Porcia was not with her husband during the campaigns that ended at Philippi, but remained in Rome. She is said to have killed herself by swallowing the live coals from a brazier, when her friends kept from her all the means of self-destruction. This story is scarcely credible; possibly it means that she suffocated herself with the fumes of charcoal. That she should commit suicide suited all the traditions of her life.
CHAPTER XIII.
A GOVERNOR IN HIS PROVINCE.
It was usual for a Roman statesman, after filling the office of praetor or consul, to undertake for a year or more the government of one of the provinces. These appointments were indeed the prizes of the profession of politics. The new governor had a magnificent outfit from the treasury.

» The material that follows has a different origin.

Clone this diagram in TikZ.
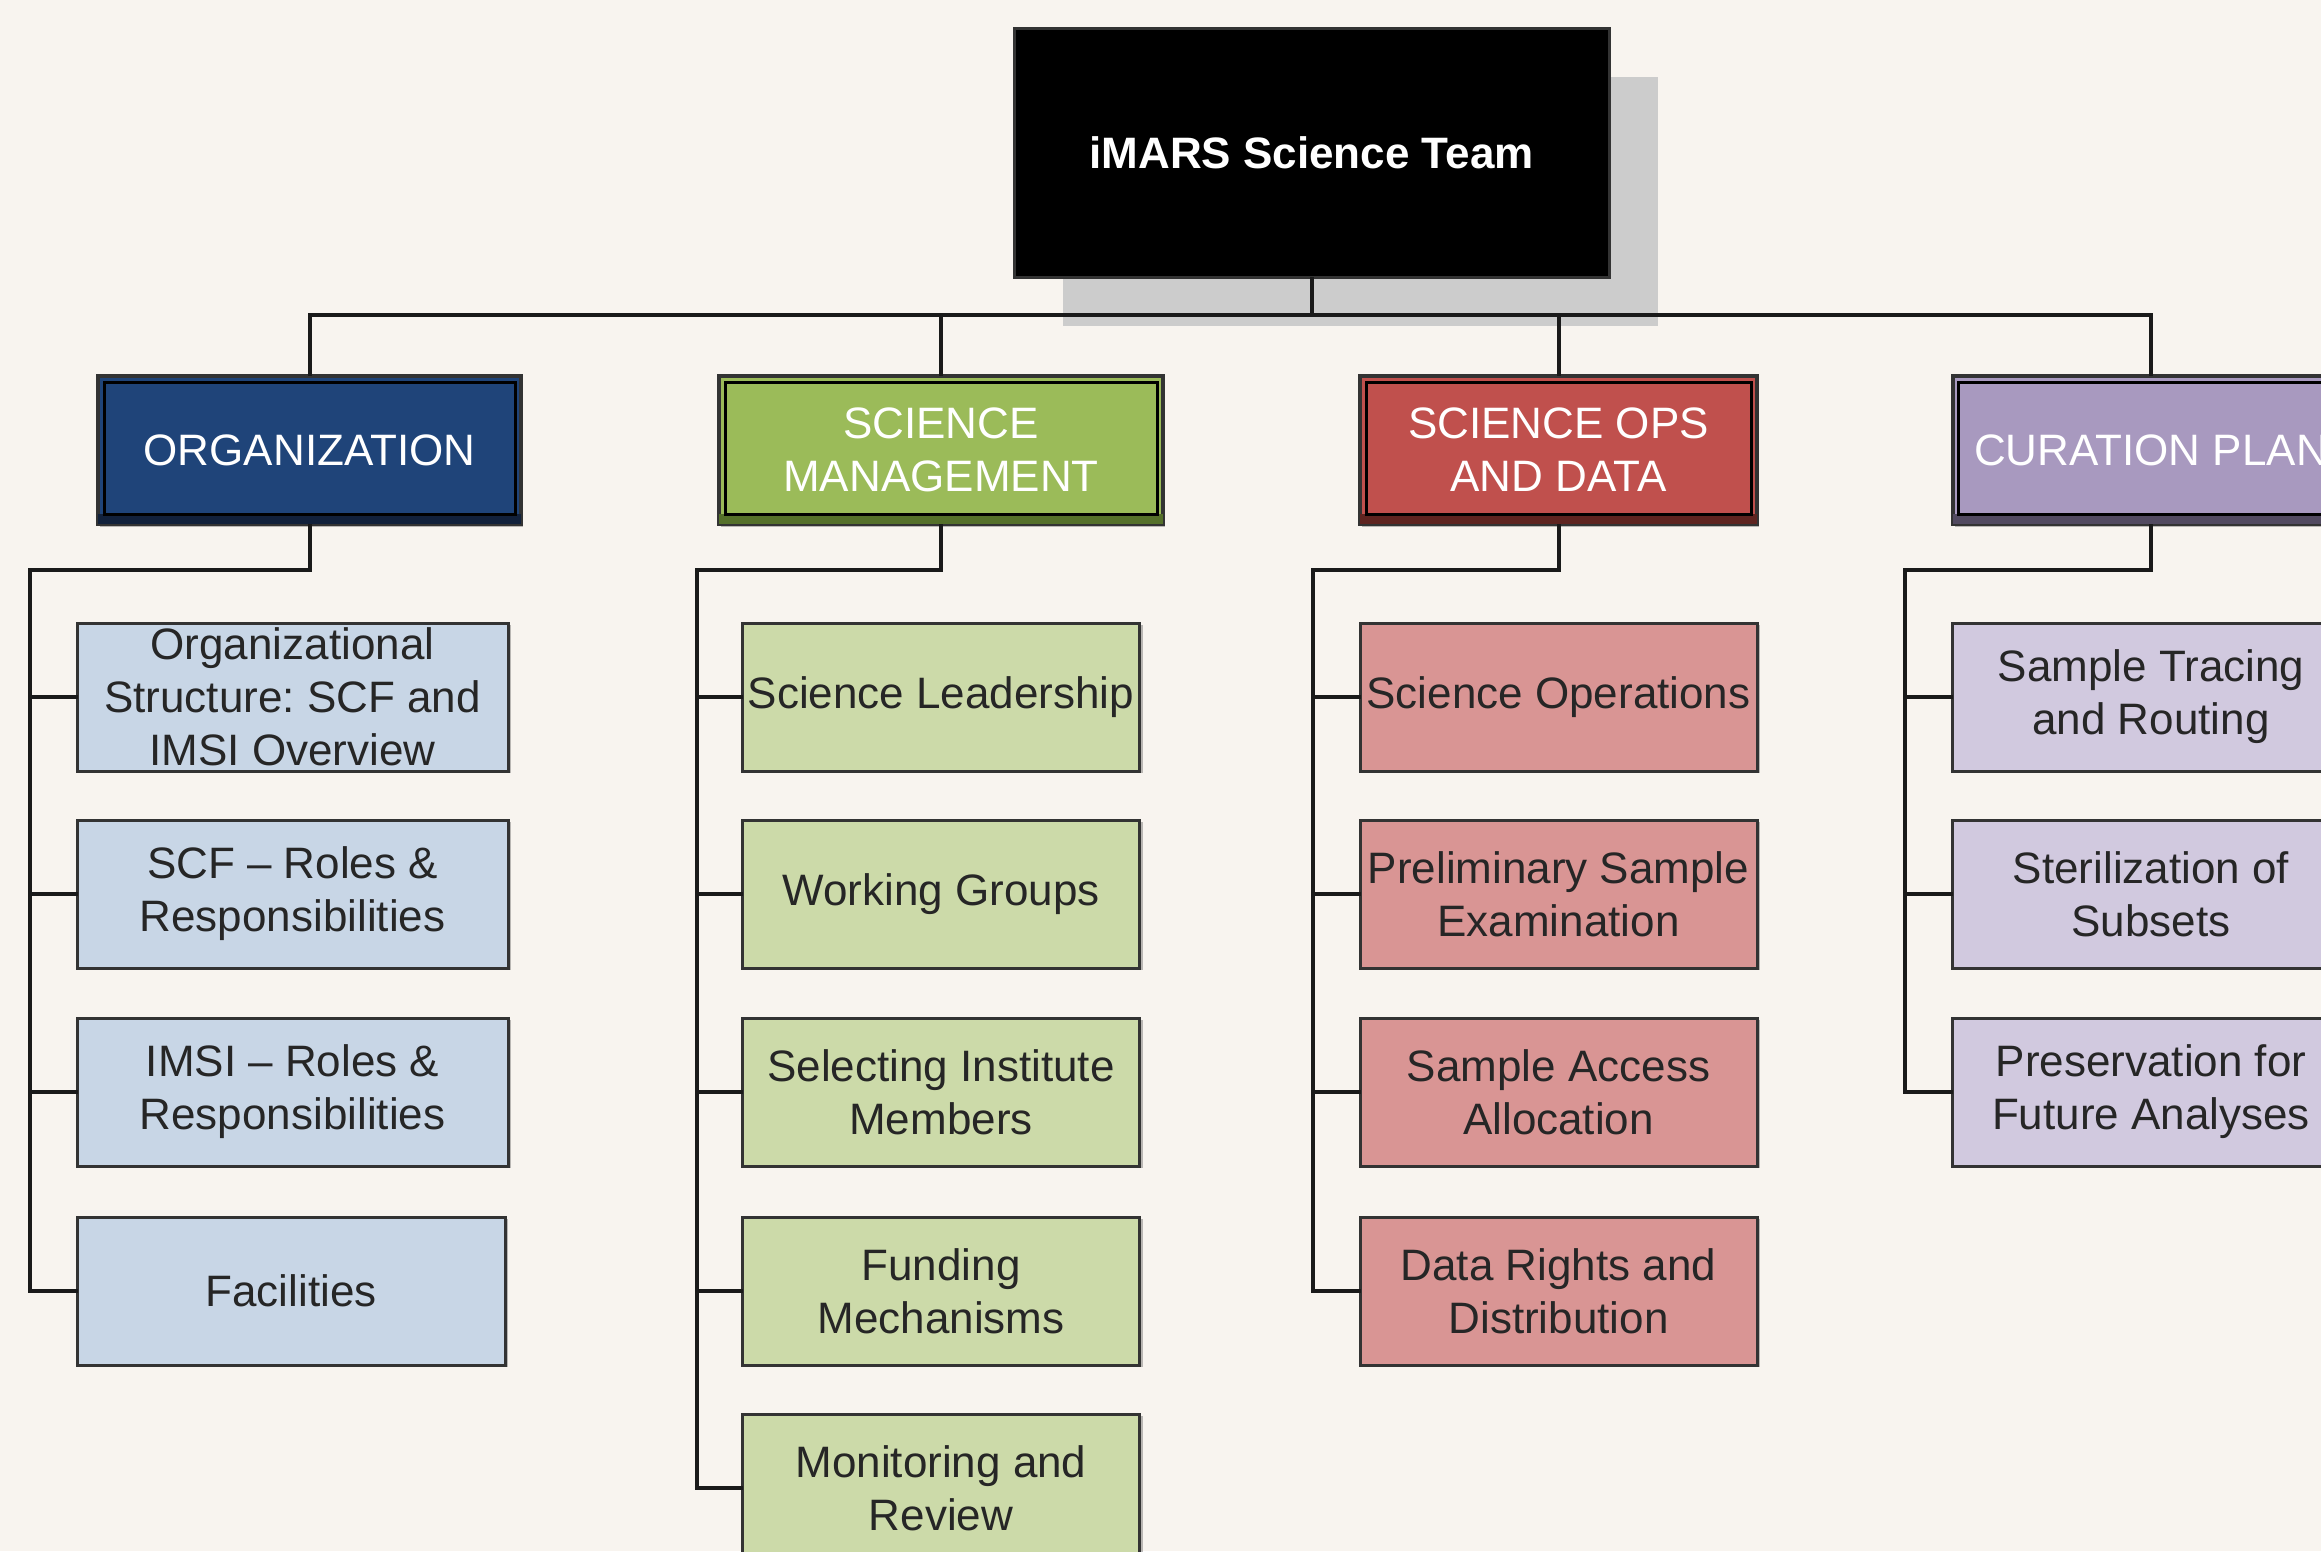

We hear of as much as one hundred and fifty thousand pounds having been allowed for this purpose. Out of this something might easily be economized. Indeed we hear of one governor who left the whole of his allowance put out at interest in Rome. And in the province itself splendid gains might be, and indeed commonly were, got. Even Cicero, who, if we may trust his own account of his proceedings, was exceptionally just, and not only just, but even generous in his dealings with the provincials, made, as we have seen, the very handsome profit of twenty thousand pounds out of a year of office. Verres, who, on the other hand, was exceptionally rapacious, made three hundred and fifty thousand pounds in three years, besides collecting works of art of incalculable value. But the honors and profits to which most of his contemporaries looked forward with eagerness did not attract Cicero. He did not care to be absent from the center of political life, and felt himself to be at once superior to and unfitted for the pettier affairs of a provincial government.